The Republican proposal, which echoes the president’s call for a bipartisan working group on the broader war against terrorism, would establish an evenly split 10-member panel, made up of members of the Armed Services, Appropriations, Foreign Affairs, Homeland Security and Intelligence panels.

In addition, the GOP plan would institute a series of benchmarks to gauge progress made by the U.S. and the Iraqi government under the new strategy and would require those entities to report to Congress every 30 days for review.

“We have to candidly and honestly assess whether the new strategy is successful,” House Minority Leader John Boehner (R-Ohio) said at a press conference announcing the proposal. The measures range from progress made in preventing insurgents and terrorists from using Iraq as a “sanctuary” to providing equal access to resources to all Iraqis.

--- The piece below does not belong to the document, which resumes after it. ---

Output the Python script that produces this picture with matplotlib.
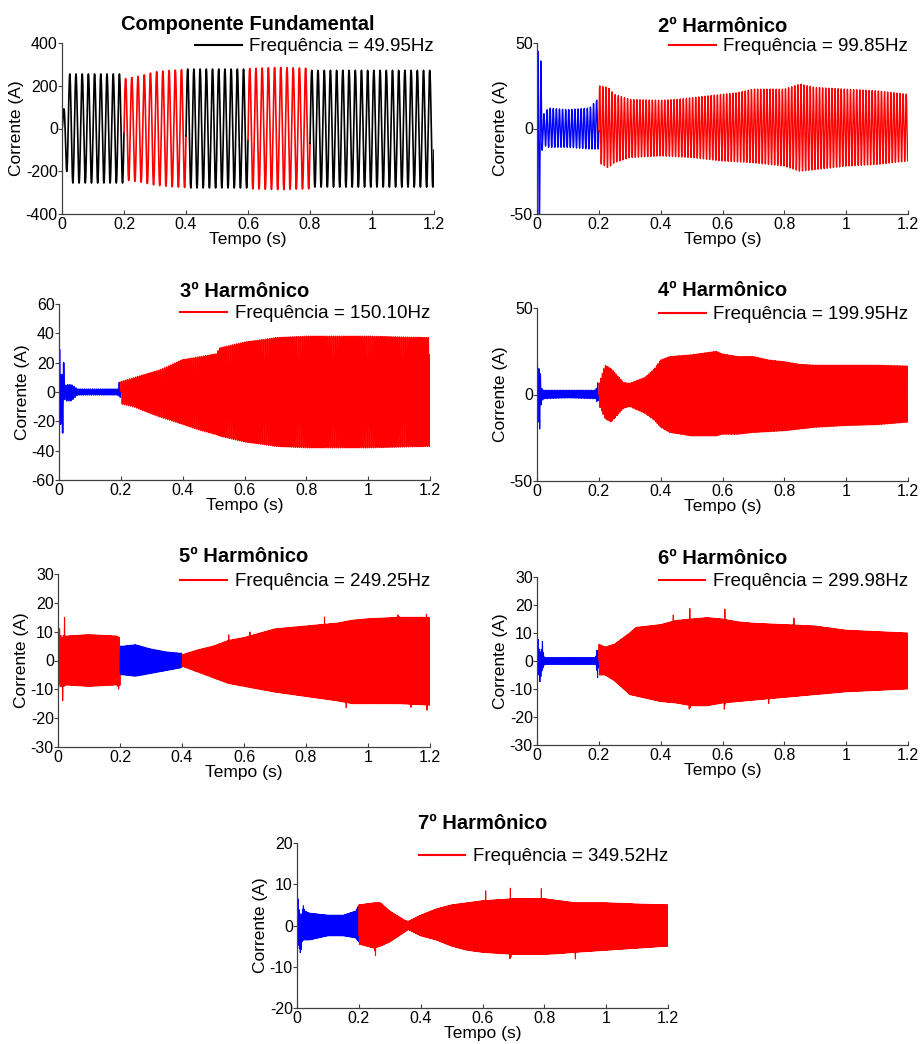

Exempt from the new benchmarks, however, would be definitive deadlines for any portion of the plan.

“If you try to put hard dates in here, you’re probably asking for a failure,” Boehner said and later added: “By measuring the benchmarks, we’ll have early indications of what we’re doing.”

Boehner asserted the body would be “more efficient” than monitoring the new strategy through the current committee structure.

He later added: “I’ve made it clear to the president that support on the Hill among Republicans remains strong.”

But in a letter to Bush on Friday, Reid and Speaker Nancy Pelosi (D-Calif.) quashed the president’s proposal for a bipartisan working group, asserting that Congress is already prepare to develop policies addressing terrorism.

“We look forward to working with you within these existing structures, in a bipartisan and fully consultative way, to make progress on efforts against terrorism and other important matters,” the letter states.